One of the biggest challenges facing business continuity teams is to regularly test the disaster recovery plan with minimal-to-no  downtime to the business. VMware IT developed nonintrusive comprehensive disaster recovery testing using a “bubble network” for various critical applications. In this scenario, we built an isolated test network for multitier applications using VMware NSX and Site Recovery Manager (SRM). During the testing, there is no impact to the production environment because the bubble network is isolated and, with the help of VMware Horizon, it is accessible by business and IT users for end-to-end testing.

DR tests on enterprise applications were performed in this environment quarterly without any disruption to their corresponding production environments. Service virtualization enables DR teams to validate that end-end business processes within the test environment are functioning the same in the production environment.

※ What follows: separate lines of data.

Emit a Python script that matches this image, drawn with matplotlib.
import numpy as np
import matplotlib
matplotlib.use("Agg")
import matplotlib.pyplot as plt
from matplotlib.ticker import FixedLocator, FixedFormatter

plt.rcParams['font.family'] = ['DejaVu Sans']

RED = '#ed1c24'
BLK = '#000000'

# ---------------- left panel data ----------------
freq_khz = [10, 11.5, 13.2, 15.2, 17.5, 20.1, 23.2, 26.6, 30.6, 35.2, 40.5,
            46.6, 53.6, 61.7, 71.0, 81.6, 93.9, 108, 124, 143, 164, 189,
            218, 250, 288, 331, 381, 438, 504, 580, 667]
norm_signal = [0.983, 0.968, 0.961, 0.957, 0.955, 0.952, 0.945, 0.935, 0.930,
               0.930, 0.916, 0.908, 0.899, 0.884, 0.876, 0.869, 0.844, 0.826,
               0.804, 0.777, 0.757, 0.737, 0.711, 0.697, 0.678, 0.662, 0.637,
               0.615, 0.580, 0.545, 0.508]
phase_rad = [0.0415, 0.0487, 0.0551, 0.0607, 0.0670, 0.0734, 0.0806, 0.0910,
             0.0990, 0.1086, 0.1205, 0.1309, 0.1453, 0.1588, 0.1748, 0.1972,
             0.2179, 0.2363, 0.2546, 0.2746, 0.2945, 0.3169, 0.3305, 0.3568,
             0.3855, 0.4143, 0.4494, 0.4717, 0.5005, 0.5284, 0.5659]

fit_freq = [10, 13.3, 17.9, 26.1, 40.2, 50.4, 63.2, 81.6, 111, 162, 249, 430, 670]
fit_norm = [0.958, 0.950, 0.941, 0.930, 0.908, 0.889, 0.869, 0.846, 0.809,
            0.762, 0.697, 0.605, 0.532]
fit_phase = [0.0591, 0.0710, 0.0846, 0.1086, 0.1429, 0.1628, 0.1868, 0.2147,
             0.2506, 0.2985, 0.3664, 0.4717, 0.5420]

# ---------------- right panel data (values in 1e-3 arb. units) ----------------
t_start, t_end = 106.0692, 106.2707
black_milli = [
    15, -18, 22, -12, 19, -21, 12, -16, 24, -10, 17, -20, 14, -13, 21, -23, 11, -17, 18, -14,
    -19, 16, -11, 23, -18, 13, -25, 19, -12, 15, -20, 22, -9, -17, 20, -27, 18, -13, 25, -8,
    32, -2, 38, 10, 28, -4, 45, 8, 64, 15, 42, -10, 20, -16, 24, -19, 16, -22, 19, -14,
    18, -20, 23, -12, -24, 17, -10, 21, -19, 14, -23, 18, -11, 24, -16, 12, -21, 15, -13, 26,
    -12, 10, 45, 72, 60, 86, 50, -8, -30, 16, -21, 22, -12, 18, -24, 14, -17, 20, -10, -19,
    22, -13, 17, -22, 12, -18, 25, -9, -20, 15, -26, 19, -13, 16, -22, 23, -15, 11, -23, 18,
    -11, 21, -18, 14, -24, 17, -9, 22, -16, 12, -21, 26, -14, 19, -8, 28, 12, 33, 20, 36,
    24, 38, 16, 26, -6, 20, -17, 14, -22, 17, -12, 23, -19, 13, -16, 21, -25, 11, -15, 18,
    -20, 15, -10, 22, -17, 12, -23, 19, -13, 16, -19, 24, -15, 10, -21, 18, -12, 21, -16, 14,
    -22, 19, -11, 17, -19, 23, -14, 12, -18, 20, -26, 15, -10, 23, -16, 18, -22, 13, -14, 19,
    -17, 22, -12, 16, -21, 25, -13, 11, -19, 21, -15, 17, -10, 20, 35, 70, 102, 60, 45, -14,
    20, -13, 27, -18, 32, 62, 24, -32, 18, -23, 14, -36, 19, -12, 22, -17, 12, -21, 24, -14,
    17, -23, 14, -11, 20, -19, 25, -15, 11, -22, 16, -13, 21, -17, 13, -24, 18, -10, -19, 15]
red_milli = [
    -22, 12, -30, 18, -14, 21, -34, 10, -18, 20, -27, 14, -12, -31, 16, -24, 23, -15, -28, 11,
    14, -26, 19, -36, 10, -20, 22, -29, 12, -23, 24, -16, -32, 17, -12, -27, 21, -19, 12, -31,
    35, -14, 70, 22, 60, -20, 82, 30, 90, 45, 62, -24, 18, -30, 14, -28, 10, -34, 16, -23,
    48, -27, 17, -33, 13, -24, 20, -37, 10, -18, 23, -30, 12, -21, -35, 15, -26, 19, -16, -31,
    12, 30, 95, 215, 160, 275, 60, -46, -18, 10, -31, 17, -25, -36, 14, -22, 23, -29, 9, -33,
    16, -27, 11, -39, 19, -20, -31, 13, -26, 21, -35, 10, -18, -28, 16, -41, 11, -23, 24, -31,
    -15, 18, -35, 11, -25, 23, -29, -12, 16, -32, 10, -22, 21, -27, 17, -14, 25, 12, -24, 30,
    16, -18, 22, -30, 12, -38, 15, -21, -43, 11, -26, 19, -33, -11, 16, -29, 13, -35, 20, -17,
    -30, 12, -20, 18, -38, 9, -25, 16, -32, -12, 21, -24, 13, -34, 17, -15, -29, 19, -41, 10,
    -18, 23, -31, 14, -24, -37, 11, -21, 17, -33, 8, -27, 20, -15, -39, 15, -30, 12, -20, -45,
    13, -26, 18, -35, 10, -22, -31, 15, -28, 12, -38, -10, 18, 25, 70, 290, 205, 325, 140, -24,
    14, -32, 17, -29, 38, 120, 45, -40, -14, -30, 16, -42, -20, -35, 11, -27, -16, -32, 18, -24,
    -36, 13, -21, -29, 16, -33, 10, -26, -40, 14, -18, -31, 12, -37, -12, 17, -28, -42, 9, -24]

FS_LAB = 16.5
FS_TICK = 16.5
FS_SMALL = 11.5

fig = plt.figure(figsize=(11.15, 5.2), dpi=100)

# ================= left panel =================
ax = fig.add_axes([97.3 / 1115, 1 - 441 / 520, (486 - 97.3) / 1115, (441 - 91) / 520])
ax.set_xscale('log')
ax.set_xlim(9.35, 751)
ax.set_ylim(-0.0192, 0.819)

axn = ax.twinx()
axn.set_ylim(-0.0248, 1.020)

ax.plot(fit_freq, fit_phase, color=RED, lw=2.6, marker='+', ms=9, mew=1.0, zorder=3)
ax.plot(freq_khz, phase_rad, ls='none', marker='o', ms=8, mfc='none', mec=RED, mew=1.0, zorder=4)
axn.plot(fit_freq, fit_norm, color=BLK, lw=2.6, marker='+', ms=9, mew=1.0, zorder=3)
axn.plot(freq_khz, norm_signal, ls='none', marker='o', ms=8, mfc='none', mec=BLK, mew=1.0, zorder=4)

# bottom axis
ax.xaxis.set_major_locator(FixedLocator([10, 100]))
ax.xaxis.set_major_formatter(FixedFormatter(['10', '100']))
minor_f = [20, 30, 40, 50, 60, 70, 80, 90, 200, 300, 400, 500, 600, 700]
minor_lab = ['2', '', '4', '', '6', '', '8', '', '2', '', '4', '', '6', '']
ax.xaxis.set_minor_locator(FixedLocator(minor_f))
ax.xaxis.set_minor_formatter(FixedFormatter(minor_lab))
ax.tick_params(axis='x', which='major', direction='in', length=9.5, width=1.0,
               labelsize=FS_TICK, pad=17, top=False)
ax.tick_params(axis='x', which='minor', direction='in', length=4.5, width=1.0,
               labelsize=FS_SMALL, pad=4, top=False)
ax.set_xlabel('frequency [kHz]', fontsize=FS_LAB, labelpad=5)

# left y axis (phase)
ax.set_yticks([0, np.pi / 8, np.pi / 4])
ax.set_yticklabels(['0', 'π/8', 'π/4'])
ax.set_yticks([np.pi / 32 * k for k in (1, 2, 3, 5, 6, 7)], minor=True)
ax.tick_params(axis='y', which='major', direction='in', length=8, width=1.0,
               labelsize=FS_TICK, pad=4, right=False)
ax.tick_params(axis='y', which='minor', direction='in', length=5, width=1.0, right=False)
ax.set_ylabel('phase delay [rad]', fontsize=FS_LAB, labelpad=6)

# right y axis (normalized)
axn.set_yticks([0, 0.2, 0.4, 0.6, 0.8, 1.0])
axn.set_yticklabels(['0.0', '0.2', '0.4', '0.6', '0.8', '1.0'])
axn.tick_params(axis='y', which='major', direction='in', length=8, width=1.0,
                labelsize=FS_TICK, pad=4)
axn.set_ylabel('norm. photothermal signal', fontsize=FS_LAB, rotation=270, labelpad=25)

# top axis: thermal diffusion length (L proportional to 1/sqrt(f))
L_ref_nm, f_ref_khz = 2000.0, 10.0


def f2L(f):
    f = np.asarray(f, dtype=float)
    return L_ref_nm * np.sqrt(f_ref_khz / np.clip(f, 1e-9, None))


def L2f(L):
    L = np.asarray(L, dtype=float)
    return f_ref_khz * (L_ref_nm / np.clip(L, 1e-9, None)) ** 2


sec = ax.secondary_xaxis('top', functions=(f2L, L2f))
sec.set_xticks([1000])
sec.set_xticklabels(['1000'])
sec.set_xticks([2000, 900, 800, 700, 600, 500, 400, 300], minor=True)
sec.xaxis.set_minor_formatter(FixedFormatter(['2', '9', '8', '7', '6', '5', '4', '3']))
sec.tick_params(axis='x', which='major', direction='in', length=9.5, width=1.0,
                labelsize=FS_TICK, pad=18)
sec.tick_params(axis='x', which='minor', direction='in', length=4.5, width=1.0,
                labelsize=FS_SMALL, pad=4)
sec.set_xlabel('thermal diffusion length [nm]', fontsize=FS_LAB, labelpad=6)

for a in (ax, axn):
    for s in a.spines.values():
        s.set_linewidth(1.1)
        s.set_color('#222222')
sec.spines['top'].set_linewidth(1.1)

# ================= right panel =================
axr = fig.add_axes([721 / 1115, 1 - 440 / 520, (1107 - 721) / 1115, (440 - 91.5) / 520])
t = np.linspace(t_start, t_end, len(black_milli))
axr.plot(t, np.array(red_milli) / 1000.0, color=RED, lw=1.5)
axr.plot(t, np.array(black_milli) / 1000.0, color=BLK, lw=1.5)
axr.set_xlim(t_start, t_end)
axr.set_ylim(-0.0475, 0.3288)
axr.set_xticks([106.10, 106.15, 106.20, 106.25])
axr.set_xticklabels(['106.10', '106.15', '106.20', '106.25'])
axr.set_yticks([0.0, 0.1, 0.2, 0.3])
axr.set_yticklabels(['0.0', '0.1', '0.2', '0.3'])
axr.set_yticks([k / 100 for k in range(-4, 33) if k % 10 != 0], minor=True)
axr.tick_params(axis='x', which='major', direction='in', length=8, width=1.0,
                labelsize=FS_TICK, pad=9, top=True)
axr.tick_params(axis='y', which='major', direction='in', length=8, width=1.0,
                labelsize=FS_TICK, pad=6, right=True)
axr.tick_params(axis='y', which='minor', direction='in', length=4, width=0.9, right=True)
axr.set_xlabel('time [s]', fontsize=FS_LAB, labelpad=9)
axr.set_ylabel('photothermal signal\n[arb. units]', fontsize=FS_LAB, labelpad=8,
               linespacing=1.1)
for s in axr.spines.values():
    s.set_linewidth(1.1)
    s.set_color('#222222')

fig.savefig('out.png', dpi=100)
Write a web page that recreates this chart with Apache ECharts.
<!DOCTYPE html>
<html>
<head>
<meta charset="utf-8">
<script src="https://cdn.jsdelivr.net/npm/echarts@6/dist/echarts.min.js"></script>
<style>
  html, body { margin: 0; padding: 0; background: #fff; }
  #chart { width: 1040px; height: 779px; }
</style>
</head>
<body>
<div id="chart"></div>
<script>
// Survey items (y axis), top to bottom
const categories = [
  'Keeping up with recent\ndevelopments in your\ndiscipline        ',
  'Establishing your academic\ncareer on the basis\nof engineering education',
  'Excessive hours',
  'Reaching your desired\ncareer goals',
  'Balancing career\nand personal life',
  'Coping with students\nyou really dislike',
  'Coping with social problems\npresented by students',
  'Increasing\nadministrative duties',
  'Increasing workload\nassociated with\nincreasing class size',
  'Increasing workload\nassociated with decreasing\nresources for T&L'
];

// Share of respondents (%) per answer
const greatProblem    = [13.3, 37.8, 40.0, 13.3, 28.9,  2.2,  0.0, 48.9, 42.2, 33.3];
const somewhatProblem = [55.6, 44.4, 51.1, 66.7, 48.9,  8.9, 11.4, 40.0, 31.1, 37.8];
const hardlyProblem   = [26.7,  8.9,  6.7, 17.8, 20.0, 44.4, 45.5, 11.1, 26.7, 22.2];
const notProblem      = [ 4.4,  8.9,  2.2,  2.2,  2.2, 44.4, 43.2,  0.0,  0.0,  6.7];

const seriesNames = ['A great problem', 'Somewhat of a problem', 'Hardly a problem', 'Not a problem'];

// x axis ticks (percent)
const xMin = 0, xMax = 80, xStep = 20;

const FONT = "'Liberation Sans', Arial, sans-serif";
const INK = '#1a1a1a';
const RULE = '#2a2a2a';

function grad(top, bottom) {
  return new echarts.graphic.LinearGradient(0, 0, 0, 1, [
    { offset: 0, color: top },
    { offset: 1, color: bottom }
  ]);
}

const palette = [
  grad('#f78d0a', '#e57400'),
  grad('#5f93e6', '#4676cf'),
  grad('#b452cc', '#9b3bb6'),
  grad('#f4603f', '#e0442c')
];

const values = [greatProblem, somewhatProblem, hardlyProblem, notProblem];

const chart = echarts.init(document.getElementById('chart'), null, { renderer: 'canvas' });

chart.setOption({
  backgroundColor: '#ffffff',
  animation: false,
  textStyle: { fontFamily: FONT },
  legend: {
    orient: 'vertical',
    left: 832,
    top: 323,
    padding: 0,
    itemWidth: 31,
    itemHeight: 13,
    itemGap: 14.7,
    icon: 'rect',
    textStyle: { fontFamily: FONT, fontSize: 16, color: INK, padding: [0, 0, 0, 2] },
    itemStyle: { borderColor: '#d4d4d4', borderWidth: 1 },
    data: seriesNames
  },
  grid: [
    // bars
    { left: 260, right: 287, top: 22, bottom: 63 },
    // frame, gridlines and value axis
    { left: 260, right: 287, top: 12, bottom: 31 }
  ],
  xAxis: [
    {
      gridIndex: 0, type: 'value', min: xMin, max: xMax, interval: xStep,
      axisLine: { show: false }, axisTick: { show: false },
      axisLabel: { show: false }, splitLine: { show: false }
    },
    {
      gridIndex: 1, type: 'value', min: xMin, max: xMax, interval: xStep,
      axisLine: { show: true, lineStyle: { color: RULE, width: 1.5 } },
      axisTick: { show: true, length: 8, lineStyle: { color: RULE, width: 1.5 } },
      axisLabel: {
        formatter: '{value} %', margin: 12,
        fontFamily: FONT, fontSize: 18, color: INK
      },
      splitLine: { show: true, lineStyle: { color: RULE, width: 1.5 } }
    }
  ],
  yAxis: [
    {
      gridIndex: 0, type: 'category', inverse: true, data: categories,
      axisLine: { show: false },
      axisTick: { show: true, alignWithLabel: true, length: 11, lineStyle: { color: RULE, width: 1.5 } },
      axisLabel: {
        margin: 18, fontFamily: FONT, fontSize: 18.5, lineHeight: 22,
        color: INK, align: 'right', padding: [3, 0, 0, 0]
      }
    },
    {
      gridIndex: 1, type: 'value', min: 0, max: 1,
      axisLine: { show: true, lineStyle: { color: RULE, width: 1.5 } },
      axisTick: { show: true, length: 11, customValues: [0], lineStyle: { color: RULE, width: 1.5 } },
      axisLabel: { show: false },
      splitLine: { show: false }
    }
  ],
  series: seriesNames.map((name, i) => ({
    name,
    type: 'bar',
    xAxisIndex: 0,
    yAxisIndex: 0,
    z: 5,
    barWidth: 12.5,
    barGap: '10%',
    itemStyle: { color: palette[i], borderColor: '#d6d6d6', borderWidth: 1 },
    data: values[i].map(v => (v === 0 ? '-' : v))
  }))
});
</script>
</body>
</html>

Disaster Recovery as a Service (DRaaS)DR Site on VMware Cloud on AWS

A few of our internet applications (including VMworld.com) run in a hybrid cloud. With this methodology, all application VMs are protected by Site Recovery Manager and replicated through vSphere to VMware Cloud on AWS (VMC). During DR testing, the VMs are recovered in the DR site.

Active-Active Scenario

Some mission-critical applications, such as identity and authentication for multiple software-as-a-service (SaaS) offerings by VMware, are deployed in multiple data centers and the services are always up and running in both data centers.

Additionally, most of the microservices, which are deployed on various cloud-native platforms (VMware Pivotal Cloud Foundation, Tanzu Application Service and VMware Tanzu Kubernetes Grid) are also running active-active across two different data centers. Application traffic is pinned to a single data center but if there is a glitch in the primary site, traffic is automatically routed to the second  data center.  This helped us achieve 99.99 SLA for mission critical applications.

Active-Passive Scenario

Some of the applications have a traditional DR setup, in which the applications and the database are installed on primary and DR data centers, and the replication is enabled through the application or database. This also helped us reduce downtime during operating system and application patching.

Benefits of DR Testing That Scales

One of the most significant benefits for having regular DR testing that can scale is continuous improvement and validation. Frequent testing ensures that our support teams are well versed in DR procedures and are prepared to quickly address a real disaster. As the IT environment expands, DR capacity is scaled along with the production environment and ensure that environments remain consistent. With each regular DR testing, and as business teams are part of these events, the business becomes more and more confident in the IT DR plan.